Figure scripts
— Begin —

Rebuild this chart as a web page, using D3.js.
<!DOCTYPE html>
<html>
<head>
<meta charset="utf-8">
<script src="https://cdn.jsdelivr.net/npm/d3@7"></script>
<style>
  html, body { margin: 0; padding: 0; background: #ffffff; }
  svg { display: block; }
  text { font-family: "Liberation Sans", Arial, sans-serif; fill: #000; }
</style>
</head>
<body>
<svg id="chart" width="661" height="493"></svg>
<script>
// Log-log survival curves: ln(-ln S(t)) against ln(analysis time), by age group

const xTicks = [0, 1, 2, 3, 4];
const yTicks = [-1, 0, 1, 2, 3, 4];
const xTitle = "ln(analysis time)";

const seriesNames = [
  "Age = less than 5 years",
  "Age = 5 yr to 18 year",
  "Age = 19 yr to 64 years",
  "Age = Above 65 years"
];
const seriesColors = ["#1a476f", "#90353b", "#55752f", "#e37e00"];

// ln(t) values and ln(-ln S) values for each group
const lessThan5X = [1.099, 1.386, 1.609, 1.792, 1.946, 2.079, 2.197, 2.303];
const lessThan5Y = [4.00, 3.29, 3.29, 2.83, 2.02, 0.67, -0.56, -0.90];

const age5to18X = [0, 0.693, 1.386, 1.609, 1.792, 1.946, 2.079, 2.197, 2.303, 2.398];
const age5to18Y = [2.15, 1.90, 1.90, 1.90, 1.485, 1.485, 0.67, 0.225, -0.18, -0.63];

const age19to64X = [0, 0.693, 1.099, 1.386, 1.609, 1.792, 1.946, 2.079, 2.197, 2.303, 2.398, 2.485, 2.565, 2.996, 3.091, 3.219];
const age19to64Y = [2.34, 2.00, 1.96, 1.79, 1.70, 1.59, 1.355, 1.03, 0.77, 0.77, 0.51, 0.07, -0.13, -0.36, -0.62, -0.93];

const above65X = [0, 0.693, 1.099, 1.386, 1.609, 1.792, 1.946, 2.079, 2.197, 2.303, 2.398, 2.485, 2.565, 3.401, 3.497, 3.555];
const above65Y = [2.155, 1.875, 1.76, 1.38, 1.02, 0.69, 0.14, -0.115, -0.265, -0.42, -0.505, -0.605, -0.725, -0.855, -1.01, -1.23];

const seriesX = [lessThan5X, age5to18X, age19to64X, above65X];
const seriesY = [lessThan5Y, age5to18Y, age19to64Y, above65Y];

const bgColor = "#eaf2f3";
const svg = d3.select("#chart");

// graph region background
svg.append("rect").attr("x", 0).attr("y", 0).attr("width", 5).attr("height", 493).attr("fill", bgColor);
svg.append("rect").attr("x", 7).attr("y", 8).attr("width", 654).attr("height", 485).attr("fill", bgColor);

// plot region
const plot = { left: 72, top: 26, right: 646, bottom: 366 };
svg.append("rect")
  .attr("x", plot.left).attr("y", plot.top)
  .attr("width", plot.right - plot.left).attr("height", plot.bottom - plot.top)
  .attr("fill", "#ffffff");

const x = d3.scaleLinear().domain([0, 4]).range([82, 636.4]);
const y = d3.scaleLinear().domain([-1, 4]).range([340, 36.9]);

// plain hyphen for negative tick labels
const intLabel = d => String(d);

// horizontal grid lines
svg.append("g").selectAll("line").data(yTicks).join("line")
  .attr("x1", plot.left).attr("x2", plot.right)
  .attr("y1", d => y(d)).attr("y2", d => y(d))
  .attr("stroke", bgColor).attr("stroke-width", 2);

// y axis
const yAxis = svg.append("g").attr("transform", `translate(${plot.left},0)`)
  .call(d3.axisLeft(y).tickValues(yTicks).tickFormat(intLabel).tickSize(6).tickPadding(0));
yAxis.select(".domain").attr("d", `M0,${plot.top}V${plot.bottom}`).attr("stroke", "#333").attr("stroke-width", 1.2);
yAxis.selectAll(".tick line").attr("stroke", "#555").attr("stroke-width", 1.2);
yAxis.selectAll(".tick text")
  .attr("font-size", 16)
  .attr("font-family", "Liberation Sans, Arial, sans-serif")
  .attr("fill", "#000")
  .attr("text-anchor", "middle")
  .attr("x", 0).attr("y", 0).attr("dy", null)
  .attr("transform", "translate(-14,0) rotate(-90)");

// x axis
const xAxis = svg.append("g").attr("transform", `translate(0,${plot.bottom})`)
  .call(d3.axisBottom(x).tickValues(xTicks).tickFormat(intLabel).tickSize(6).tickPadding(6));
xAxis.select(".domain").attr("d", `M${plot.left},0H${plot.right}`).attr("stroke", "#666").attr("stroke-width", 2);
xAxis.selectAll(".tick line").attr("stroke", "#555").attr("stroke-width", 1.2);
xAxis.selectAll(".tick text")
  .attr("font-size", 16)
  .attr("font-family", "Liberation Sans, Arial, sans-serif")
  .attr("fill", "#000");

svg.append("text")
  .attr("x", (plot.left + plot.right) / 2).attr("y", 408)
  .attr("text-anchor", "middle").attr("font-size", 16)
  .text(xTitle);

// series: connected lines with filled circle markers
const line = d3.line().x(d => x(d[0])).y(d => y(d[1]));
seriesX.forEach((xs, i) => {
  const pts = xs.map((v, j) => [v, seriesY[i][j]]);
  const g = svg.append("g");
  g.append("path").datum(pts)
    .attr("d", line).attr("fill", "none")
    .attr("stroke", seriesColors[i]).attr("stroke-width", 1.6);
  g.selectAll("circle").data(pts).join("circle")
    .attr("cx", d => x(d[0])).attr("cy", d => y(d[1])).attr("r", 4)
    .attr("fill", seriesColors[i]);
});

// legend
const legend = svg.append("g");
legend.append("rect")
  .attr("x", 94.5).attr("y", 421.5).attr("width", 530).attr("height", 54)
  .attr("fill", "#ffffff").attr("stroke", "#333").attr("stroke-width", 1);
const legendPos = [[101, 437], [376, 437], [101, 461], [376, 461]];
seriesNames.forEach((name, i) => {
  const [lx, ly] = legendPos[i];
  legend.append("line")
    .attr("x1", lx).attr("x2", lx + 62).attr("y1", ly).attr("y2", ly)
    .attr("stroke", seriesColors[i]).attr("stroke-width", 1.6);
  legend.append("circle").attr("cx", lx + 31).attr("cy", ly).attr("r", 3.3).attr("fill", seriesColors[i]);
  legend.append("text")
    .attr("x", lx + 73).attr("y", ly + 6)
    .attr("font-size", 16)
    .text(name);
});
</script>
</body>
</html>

— End —
— Begin —

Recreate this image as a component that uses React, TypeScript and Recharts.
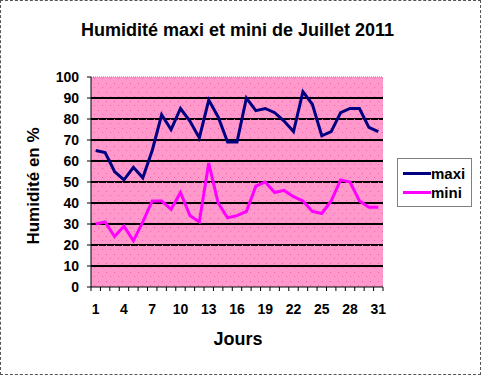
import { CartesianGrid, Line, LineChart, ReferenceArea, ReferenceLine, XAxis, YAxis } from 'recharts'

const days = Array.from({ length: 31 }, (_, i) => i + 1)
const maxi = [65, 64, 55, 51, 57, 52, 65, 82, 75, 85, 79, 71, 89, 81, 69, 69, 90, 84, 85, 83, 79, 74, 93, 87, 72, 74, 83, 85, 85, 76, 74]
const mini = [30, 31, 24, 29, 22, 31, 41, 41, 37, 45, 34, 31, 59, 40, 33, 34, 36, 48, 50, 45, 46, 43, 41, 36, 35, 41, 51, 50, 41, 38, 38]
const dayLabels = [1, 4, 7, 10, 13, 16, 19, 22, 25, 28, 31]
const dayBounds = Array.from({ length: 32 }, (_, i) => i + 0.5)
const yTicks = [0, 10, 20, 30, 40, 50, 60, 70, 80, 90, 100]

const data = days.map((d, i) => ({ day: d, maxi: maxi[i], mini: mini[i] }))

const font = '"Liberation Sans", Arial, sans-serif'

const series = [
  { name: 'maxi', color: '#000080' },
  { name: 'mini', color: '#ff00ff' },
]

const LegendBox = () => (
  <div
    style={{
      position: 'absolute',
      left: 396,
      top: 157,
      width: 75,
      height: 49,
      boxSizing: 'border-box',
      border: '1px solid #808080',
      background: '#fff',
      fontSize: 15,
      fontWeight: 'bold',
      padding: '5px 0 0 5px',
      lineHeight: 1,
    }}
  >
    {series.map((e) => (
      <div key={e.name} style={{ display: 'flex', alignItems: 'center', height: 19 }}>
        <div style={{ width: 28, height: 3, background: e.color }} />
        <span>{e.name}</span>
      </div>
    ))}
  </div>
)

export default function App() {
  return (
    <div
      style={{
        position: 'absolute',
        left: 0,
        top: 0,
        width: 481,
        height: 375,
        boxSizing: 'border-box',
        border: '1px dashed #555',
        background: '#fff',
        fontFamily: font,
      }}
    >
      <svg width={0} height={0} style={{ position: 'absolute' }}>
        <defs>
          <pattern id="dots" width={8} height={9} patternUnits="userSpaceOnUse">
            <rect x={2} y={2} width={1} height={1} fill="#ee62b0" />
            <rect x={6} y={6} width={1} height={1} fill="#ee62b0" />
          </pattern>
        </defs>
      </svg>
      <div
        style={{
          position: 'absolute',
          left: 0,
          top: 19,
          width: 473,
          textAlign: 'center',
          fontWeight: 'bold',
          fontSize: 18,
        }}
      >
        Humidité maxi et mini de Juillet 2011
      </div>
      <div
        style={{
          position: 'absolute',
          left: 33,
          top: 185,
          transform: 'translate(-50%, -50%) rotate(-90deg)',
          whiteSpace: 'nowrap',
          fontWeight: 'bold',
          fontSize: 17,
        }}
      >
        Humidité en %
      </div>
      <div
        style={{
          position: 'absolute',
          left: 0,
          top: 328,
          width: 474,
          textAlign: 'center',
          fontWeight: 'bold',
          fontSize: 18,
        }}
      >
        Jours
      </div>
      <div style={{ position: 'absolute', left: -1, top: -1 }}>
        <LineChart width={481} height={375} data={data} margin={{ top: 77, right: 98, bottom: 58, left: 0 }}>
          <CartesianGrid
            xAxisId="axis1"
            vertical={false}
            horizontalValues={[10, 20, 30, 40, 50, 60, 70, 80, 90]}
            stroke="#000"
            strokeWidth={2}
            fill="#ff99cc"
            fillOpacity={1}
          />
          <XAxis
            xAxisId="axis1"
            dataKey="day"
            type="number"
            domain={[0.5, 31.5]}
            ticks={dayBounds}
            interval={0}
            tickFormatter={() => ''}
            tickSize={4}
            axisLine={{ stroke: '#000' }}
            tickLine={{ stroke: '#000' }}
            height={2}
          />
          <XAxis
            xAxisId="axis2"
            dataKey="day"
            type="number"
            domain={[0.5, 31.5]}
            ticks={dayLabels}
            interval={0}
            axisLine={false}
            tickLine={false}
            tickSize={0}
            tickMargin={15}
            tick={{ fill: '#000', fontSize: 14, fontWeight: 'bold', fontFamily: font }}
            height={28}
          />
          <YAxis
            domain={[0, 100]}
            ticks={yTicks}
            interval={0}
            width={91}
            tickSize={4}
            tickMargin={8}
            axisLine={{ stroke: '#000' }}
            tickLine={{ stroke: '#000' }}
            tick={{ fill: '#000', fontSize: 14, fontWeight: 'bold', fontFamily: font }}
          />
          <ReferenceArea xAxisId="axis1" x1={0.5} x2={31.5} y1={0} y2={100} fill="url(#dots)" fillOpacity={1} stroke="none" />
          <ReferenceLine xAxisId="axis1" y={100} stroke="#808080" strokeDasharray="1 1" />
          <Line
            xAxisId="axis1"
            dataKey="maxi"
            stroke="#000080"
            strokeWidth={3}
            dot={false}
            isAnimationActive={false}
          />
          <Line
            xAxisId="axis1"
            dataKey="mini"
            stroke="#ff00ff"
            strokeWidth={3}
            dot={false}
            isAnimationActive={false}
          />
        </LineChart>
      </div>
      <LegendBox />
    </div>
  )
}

— End —

▸ **Prompt**: Exactly the lines from the one with "Recreate this image" through the one with "ReferenceLine, XAxis, YAxis" are to be reproduced, and no pictures with them.

▸ **Task result**:
Recreate this image as a component that uses React, TypeScript and Recharts.
import { CartesianGrid, Line, LineChart, ReferenceArea, ReferenceLine, XAxis, YAxis } from 'recharts'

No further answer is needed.